**STATED GOAL**
What is needed is an exact copy of the lines from the line containing "The picture is" to the line containing "import plotly.graph_objects as go", both lines included, and nothing else.

**RECORDED DATA**
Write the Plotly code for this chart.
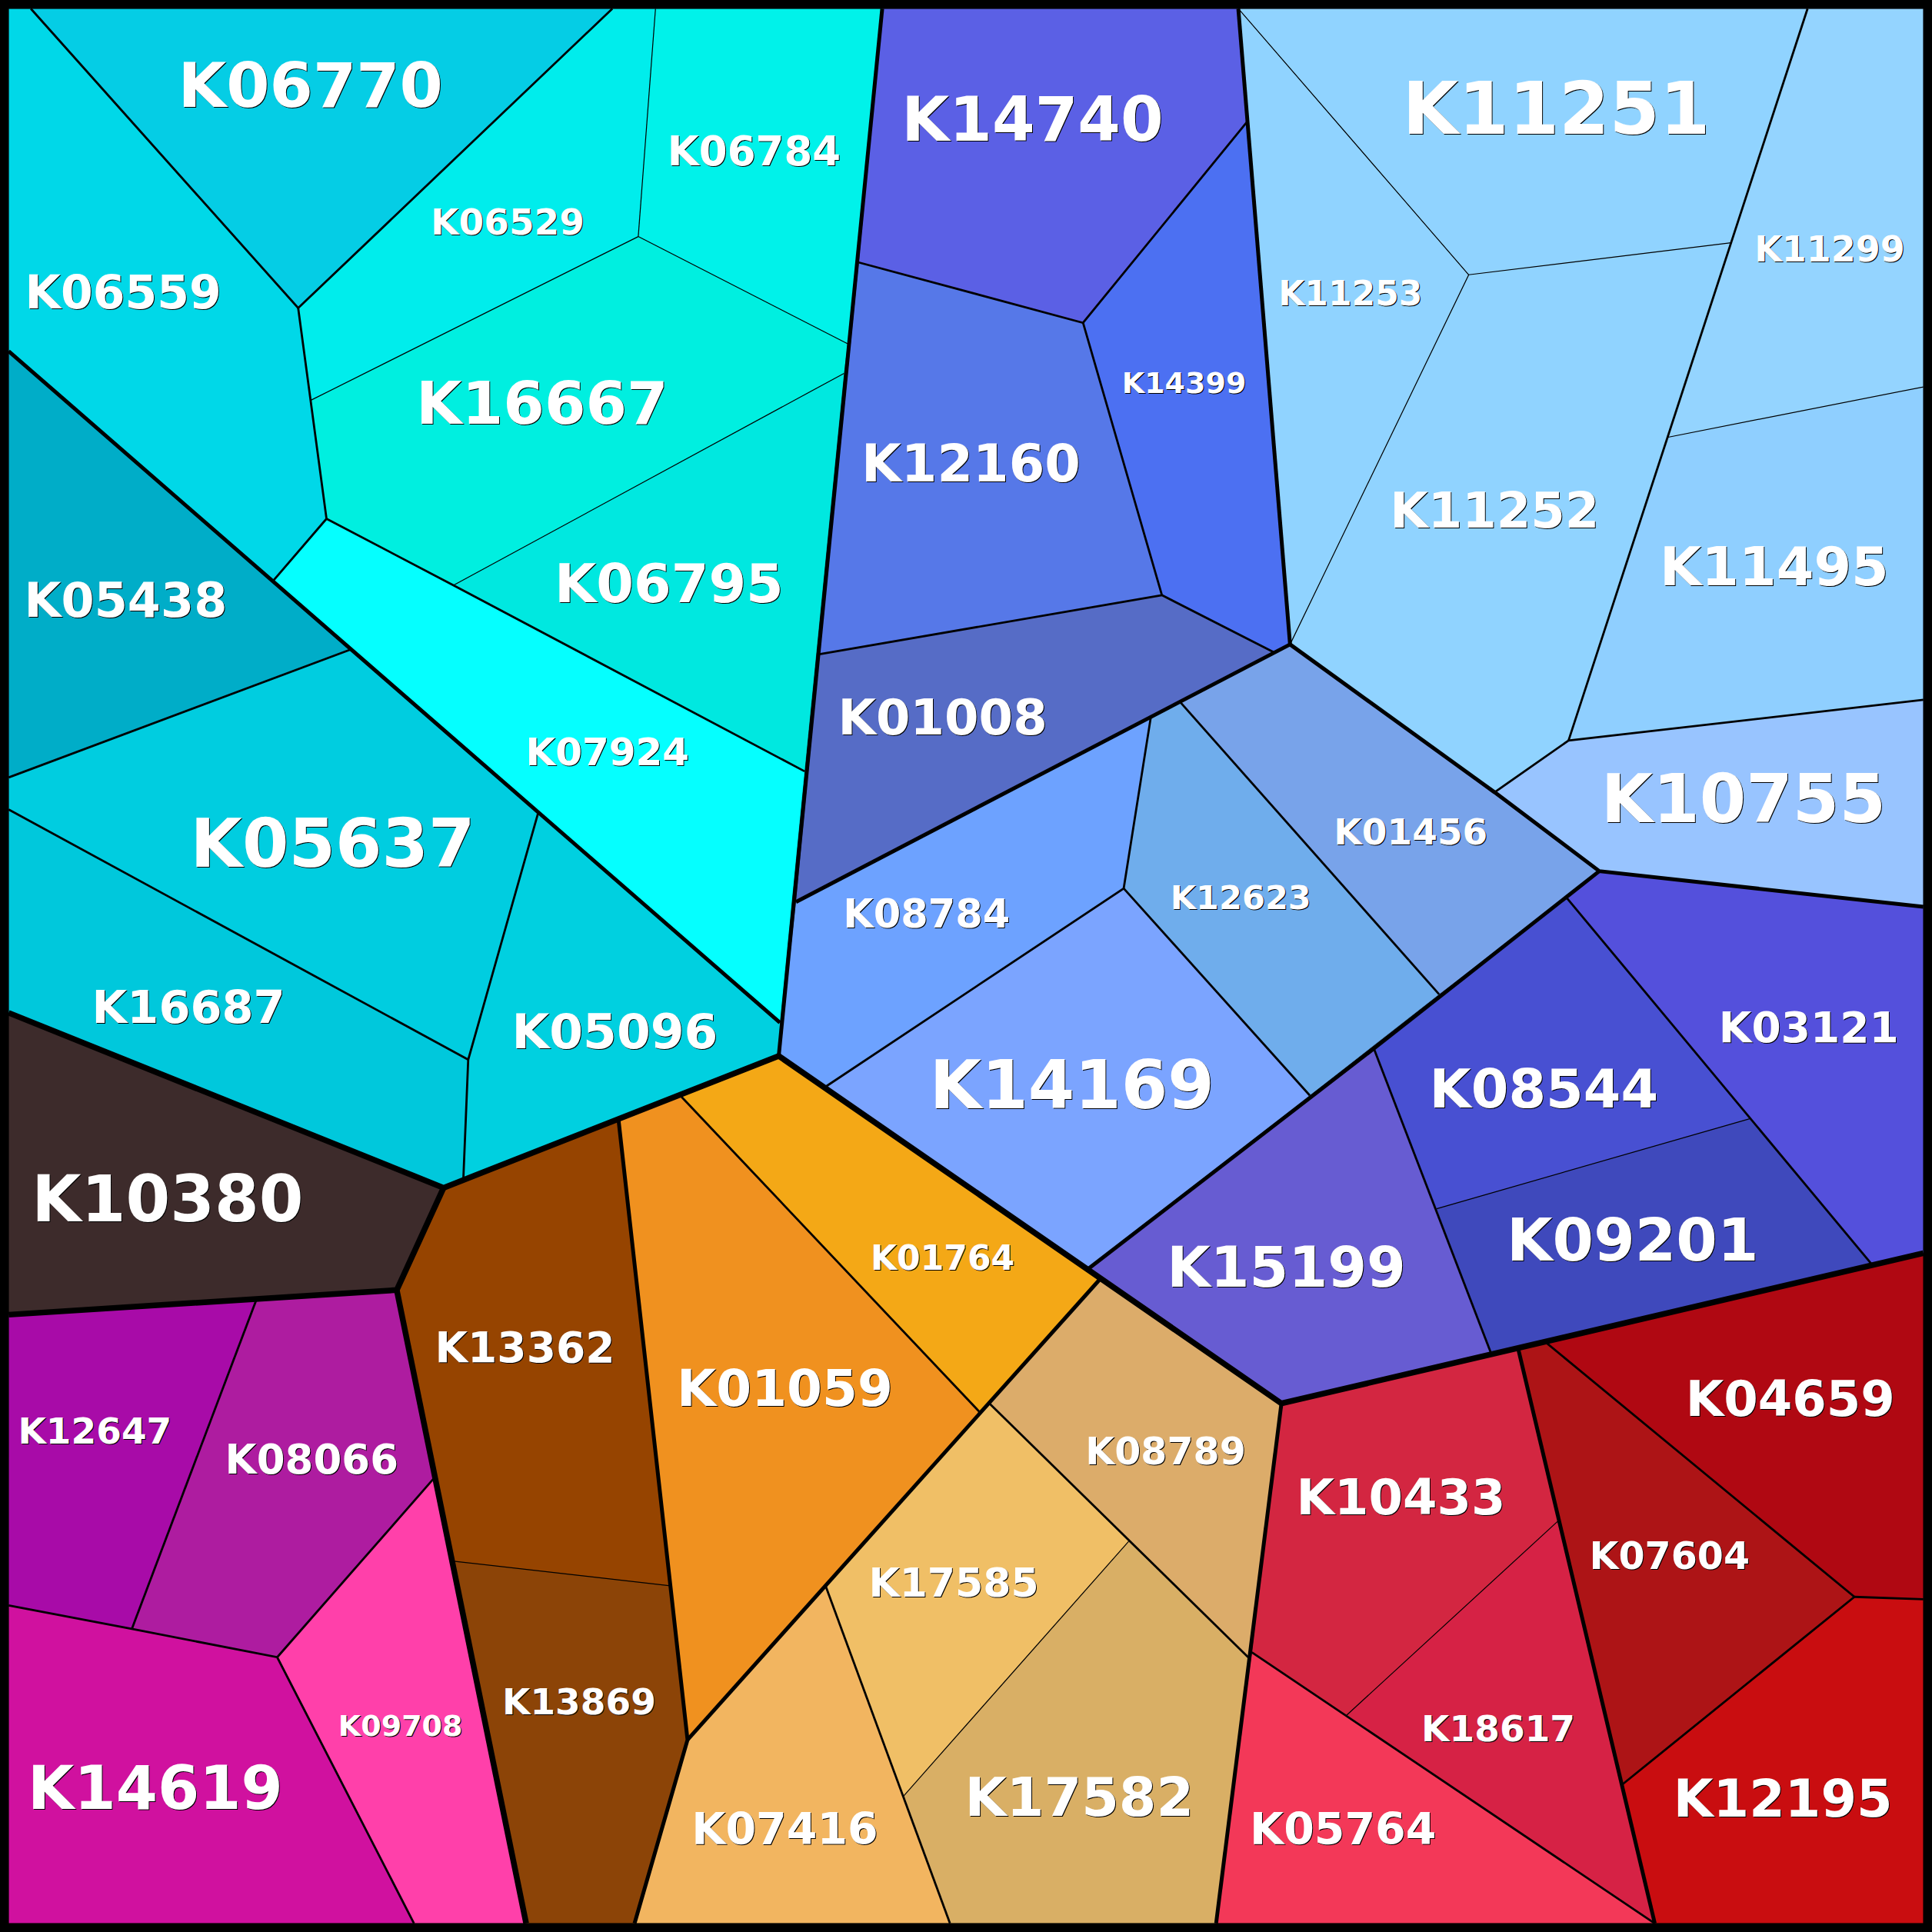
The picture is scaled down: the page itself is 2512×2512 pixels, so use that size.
import plotly.graph_objects as go

names = ["K06770","K06559","K06529","K06784","K16667","K06795","K07924","K05438","K05637","K16687","K05096","K10380",
 "K12647","K08066","K09708","K14619","K13362","K13869","K01059","K01764","K08789","K17585","K07416","K17582",
 "K10433","K18617","K05764","K07604","K04659","K12195","K15199","K09201","K08544","K03121","K14169","K12623",
 "K01456","K08784","K01008","K14399","K14740","K12160","K11253","K11251","K11252","K11299","K11495","K10755"]

colors = ["#05CDE5","#00D8E8","#00EDEC","#00F2EA","#00EFE0","#00E8E0","#05FFFF","#00ADC8","#00CDE0","#00C8DC","#00D0E0","#3D2B2B",
 "#A80BA8","#AE1CA0","#FF40AA","#D0119F","#964400","#8C4407","#F0911F","#F4A816","#DCAC6A","#F0BF66","#F2B560","#D9AF65",
 "#D32641","#D62245","#F33858","#AD1416","#B00812","#C90D10","#675CD2","#3F49BC","#4850D2","#5450DC","#7BA4FF","#6FADEC",
 "#78A3EA","#6DA2FF","#566CC6","#4C70F2","#5B60E5","#5678E8","#90D3FF","#90D3FF","#90D3FF","#94D4FF","#8FCFFF","#98C4FF"]

polygons = [
 [(25,7),(497,7),(242,250)],
 [(7,7),(25,7),(242,250),(265,421),(222,471),(7,285)],
 [(497,7),(532,7),(518,192),(252,325),(242,250)],
 [(532,7),(716,7),(688,279),(518,192)],
 [(518,192),(688,279),(685,303),(368,475),(265,421),(252,325)],
 [(685,303),(653,626),(368,475)],
 [(265,421),(368,475),(653,626),(633,830),(222,471)],
 [(7,285),(285,527),(7,631)],
 [(285,527),(437,659),(380,860),(7,657),(7,631)],
 [(7,657),(380,860),(376,958),(360,964),(7,822)],
 [(437,659),(633,830),(632,857),(376,958),(380,860)],
 [(7,822),(360,964),(322,1047),(7,1067)],
 [(7,1067),(208,1055),(107,1322),(7,1303)],
 [(208,1055),(322,1047),(352,1200),(225,1345),(107,1322)],
 [(352,1200),(427,1561),(336,1561),(225,1345)],
 [(7,1303),(107,1322),(225,1345),(336,1561),(7,1561)],
 [(322,1047),(360,964),(502,909),(544,1287),(368,1267)],
 [(368,1267),(544,1287),(558,1412),(515,1561),(427,1561)],
 [(502,909),(552,889),(796,1147),(558,1412)],
 [(552,889),(632,857),(892,1039),(796,1147)],
 [(892,1039),(1040,1139),(1013,1345),(916,1251),(803,1139)],
 [(803,1139),(916,1251),(733,1458),(670,1287)],
 [(670,1287),(733,1458),(771,1561),(515,1561),(558,1412)],
 [(916,1251),(1013,1345),(987,1561),(771,1561),(733,1458)],
 [(1040,1139),(1232,1094),(1265,1234),(1093,1392),(1016,1341)],
 [(1265,1234),(1317,1448),(1343,1561),(1093,1392)],
 [(1016,1341),(1093,1392),(1343,1561),(987,1561)],
 [(1232,1094),(1254,1089),(1505,1296),(1317,1448)],
 [(1254,1089),(1561,1017),(1561,1298),(1505,1296)],
 [(1505,1296),(1561,1298),(1561,1561),(1343,1561),(1317,1448)],
 [(883,1030),(1115,851),(1166,981),(1210,1098),(1040,1139)],
 [(1166,981),(1420,908),(1519,1026),(1210,1098)],
 [(1115,851),(1271,728),(1420,908),(1166,981)],
 [(1271,728),(1298,707),(1561,736),(1561,1017),(1519,1026),(1420,908)],
 [(670,882),(912,721),(1063,889),(883,1030)],
 [(934,582),(958,570),(1168,807),(1063,889),(912,721)],
 [(958,570),(1047,523),(1298,707),(1168,807)],
 [(646,732),(934,582),(912,721),(670,882),(632,857)],
 [(665,531),(943,483),(1035,530),(646,732)],
 [(1012,99),(1047,523),(1035,530),(943,483),(879,262)],
 [(716,7),(1005,7),(1012,99),(879,262),(697,213)],
 [(697,213),(879,262),(943,483),(665,531)],
 [(1005,7),(1192,223),(1047,523),(1012,99)],
 [(1005,7),(1467,7),(1405,197),(1192,223)],
 [(1192,223),(1405,197),(1353,355),(1273,601),(1213,643),(1047,523)],
 [(1467,7),(1561,7),(1561,314),(1353,355),(1405,197)],
 [(1353,355),(1561,314),(1561,568),(1273,601)],
 [(1273,601),(1561,568),(1561,736),(1298,707),(1213,643)],
]

label_x = [252,100,412,612,440,543,493,102,270,153,499,136,77,253,325,126,426,470,637,765,946,774,637,876,
 1137,1216,1090,1355,1453,1447,1044,1325,1253,1468,870,1007,1145,752,765,961,838,788,1096,1263,1213,1485,1440,1415]
label_y = [74,241,183,126,332,478,613,491,690,821,841,978,1164,1188,1403,1456,1097,1384,1131,1024,1181,1288,1488,1463,
 1219,1406,1488,1266,1139,1464,1033,1011,888,837,886,731,678,745,586,313,102,380,241,94,418,205,464,654]
label_size = [81,60,47,53,77,70,50,62,87,59,63,83,47,53,38,78,55,47,66,44,49,52,57,70,
 64,47,57,49,64,67,73,77,70,55,87,43,47,51,64,38,80,67,44,94,64,46,70,87]

hairline_edges = [
 [(1005,7),(1192,223),(1047,523)],[(1192,223),(1405,197)],[(1353,355),(1561,314)],
 [(733,1458),(916,1251)],[(1093,1392),(1265,1234)],[(368,475),(685,303)],[(252,325),(518,192)],
 [(518,192),(688,279)],[(532,7),(518,192)],[(368,1267),(544,1287)],[(1166,981),(1420,908)],
]
mid_edges = [
 [(25,7),(242,250),(497,7)],[(242,250),(265,421),(222,471)],[(265,421),(368,475),(653,626)],
 [(285,527),(7,631)],[(437,659),(380,860),(376,958)],[(380,860),(7,657)],
 [(208,1055),(107,1322)],[(352,1200),(225,1345)],[(7,1303),(107,1322),(225,1345),(336,1561)],
 [(552,889),(796,1147)],[(670,1287),(771,1561)],[(803,1139),(1013,1345)],[(1016,1341),(1343,1561)],
 [(1254,1089),(1505,1296),(1317,1448)],[(1505,1296),(1561,1298)],[(1115,851),(1210,1098)],
 [(1271,728),(1519,1026)],[(1561,568),(1273,601),(1213,643)],[(1273,601),(1467,7)],
 [(958,570),(1168,807)],[(912,721),(1063,889)],[(934,582),(912,721),(670,882)],
 [(697,213),(879,262),(1012,99)],[(879,262),(943,483),(1035,530)],[(665,531),(943,483)],
]
heavy_edges = [
 [(892,1039),(558,1412)],[(502,909),(558,1412),(515,1561)],[(1115,851),(883,1030)],
 [(1298,707),(1115,851)],[(1213,643),(1298,707),(1561,736)],[(1047,523),(1213,643)],
 [(646,732),(1047,523)],[(716,7),(632,857)],[(1005,7),(1047,523)],[(7,285),(633,830)],
 [(1040,1139),(987,1561)],[(1232,1094),(1343,1561)],
]
major_edges = [
 [(632,857),(360,964),(7,822)],[(360,964),(322,1047),(7,1067)],[(322,1047),(427,1561)],
 [(632,857),(1040,1139),(1561,1017)],
]
frame = [(0,0),(1568,0),(1568,1568),(0,1568),(0,0)]

fig = go.Figure()
for poly, color, name in zip(polygons, colors, names):
    ring = poly + [poly[0]]
    fig.add_trace(go.Scatter(x=[p[0] for p in ring], y=[p[1] for p in ring], mode="lines", fill="toself",
                             fillcolor=color, line=dict(width=0.5, color=color), name=name, hoverinfo="name"))

def add_edges(edges, width):
    xs, ys = [], []
    for e in edges:
        xs += [p[0] for p in e] + [None]
        ys += [p[1] for p in e] + [None]
    fig.add_trace(go.Scatter(x=xs, y=ys, mode="lines", line=dict(color="#000000", width=width),
                             hoverinfo="skip", connectgaps=False))

add_edges(hairline_edges, 1.2)
add_edges(mid_edges, 2.8)
add_edges(heavy_edges, 5)
add_edges(major_edges, 7.5)
add_edges([frame], 23)

fig.add_trace(go.Scatter(x=label_x, y=label_y, mode="text", text=names, textposition="middle center",
    textfont=dict(family="DejaVu Sans", size=label_size, color="#FFFFFF", weight="bold", shadow="1px 1px 0 #000000"),
    hoverinfo="skip"))

fig.update_layout(width=2512, height=2512, margin=dict(l=0, r=0, t=0, b=0), showlegend=False,
                  paper_bgcolor="#000000", plot_bgcolor="#000000",
                  xaxis=dict(range=[0,1568], visible=False, fixedrange=True),
                  yaxis=dict(range=[1568,0], visible=False, fixedrange=True))
fig.write_html("out.html", config=dict(displayModeBar=False), post_script="document.body.style.margin='0';")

**EXERCISE RESULT**
The picture is scaled down: the page itself is 2512×2512 pixels, so use that size.
import plotly.graph_objects as go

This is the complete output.